The Sweet Spot
On software development, engineering leadership, machine learning and all things shiny.

The Product Owner Engineer: What if there were no PMs?

Can a team with a recently-departed product manager learn to survive on its own? How we built a bottom-up product development culture on my team at Lyft.

What if there were no product managers?

A former PM colleague once told me, with some amount of jest, “I don’t know why product managers need to exist.”

While it shocked me at first (coming from a product manager, no less), she was emphasizing that the core value of product managing is ephemeral - it’s strategic, it’s relational, and it’s hard to quantify and measure. It’s the stuff that fills the gaps and spaces between the orgs in the company, teams and process. A PM’s core function is to be the glue - maintaining alignment and developing strategy and execution planning among different areas of the business.

This post is certainly not about bashing PM’s. Let’s get that out of the way - I love PM’s, and a good one is worth their weight in gold. Their skills in focusing the team on building the right thing the right way at the right time can be a game-changer for many companies.

But sometimes that role isn’t needed. Businesses and companies in specific configurations oftentimes have plenty of runway where they can operate without a formal Product Manager. For example, plenty of founding engineering teams operate in a vacuum without a product owner. In those cases, their engineers develop the skills and product intuition to work like a PM.

Only once an organization scales and the focusing powers of a PM are needed, do PM needs really reach their zenith.

However - there’s sometimes an exception where engineering teams at all scales can and do operate without PMs - I’ve met with some world-class engineers at Pinterest and (once upon a time) at Stitch Fix. These were product teams (often growth) that were formed as 100% engineering teams that - surprise - do not operate with PMs.

You may not need one right now either. To explain what I mean by that, I need to tell a story about my team at Lyft.

Life with a PM was good

When I first joined Lyft, my team operated the same way many standard software teams do. We had a dedicated product manager and a team of engineers, along with design and marketing as shared resources. Our product manager was responsible for the usual things a PM does - prioritization of new projects, creating product specs (including market research and opportunity analysis) and doing all the legwork to communicate between teams.

And it was glorious. All the hard work of communicating with stakeholders all along the org? Done. Prioritization decisions? Instantly made. Deep domain expertise about our product? Batteries included.

Then one day, it all stopped.

Our PM colleague came in one day and announced his departure. Just like that, we were thrown for a loop. What were we to do? A replacement was not coming - instead, the team was to own their output and impact for the business. Gulp.
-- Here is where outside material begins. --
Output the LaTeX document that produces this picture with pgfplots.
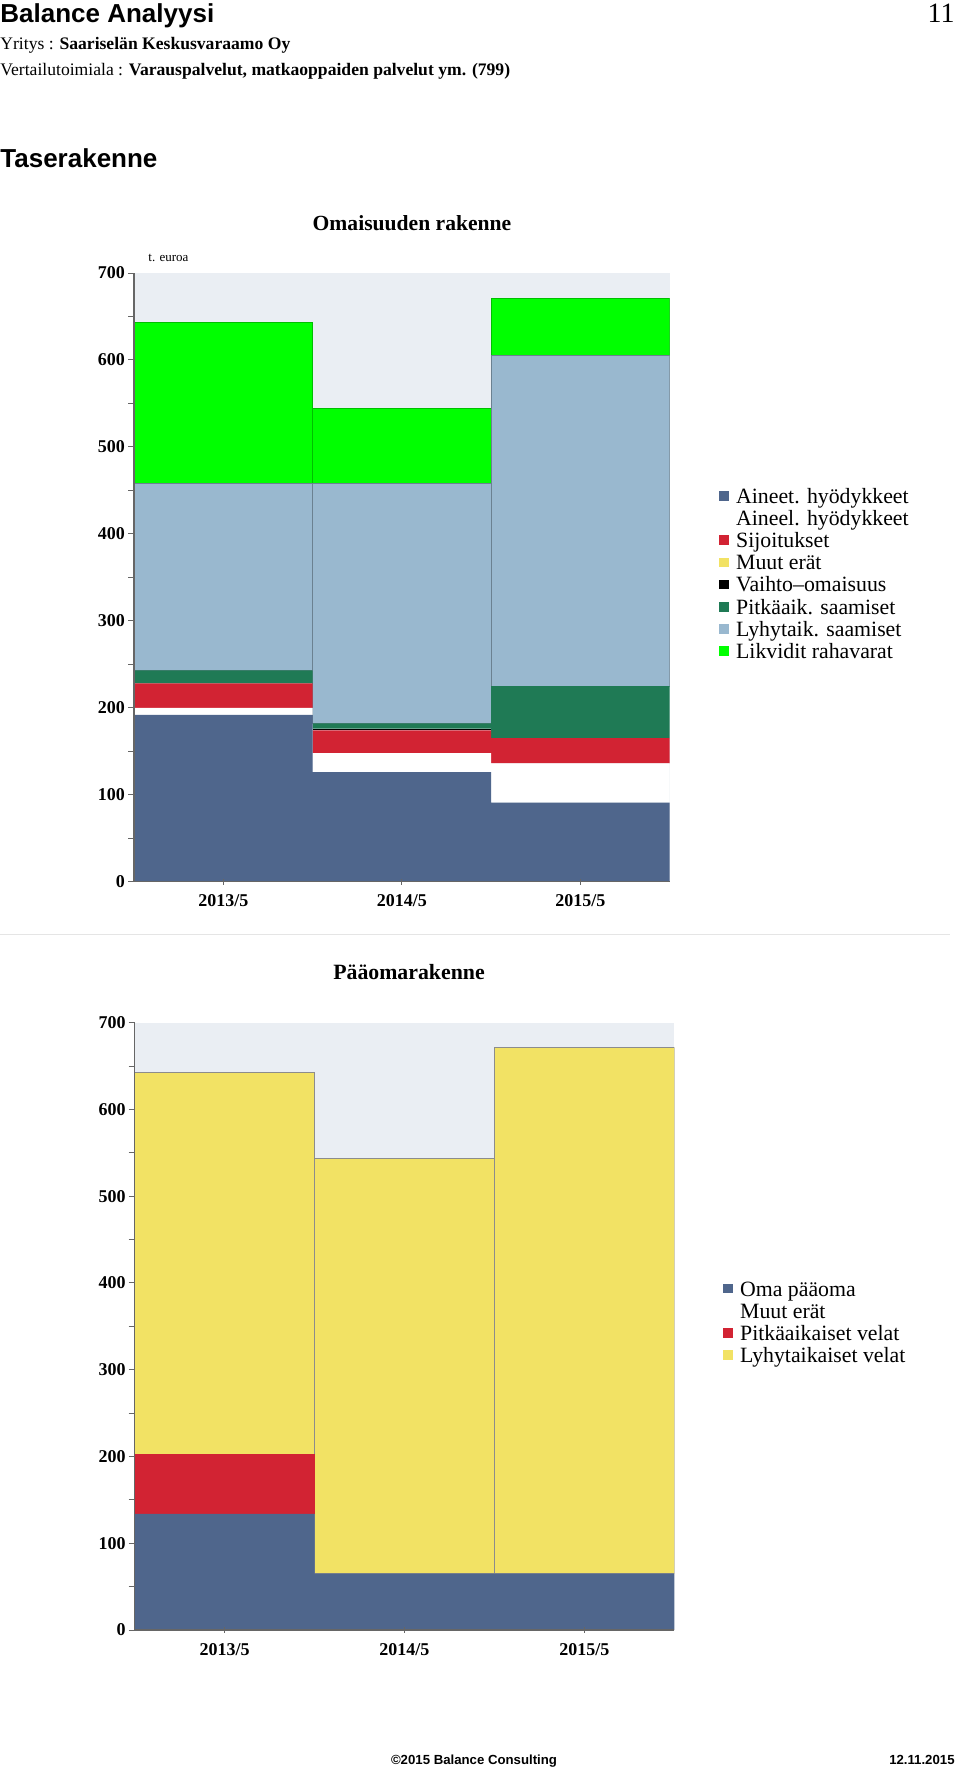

We improvised. My manager (the team’s engineering manager) and I (the tech lead) decided that we’d split up PM responsibilities between the two of us. So I took on the organizational part of the role, and got busy organizing stories and the backlog. He got busy jumping into lots of meetings with leadership and other stakeholders. We held it all together with duct tape and Slack chats and prayed the whole enterprise would hold together till the end of the year.

The Reckoning

The end of the year arrived and quite honestly, we whiffed on our goals. Our team performance against our OKRs was underwhelming. What went wrong?

We looked back at our team output and concluded:

  1. We had not been working on the most important (the most impactful) things. We worked too hard and too long on projects that did not end up with much business impact. We had spent so much energy just keeping the lights on for the team that we forgot to be strategic and ruthlessly audit and reprioritize our plans. Instead, we got emotionally involved in the details over concrete analysis of the data.
  2. We were blockers for the team. We felt overwhelmed with a constant stream of tasks - planning, stakeholder management, backlog grooming and the mundane tasks that keep a team running. The team was often blocked and waiting to be fed work.
  3. We were not communicating enough with stakeholders. We were often slow to broadcast our work to the rest of the organization, and so our team’s work remained low-visibility. We missed opportunities to seek out feedback and gain corrective wisdom from our peers.

Surprise, surprise. Having lost a PM, we had one less teammate who could be wholly devoted to guiding the team to build the right solutions for the customer. As hard as we worked, we were still the bottlenecks, limited by inexperience and lacking time to deeply think about the product needs of the team.

We needed to empower the team - the entire team - to think like product owners.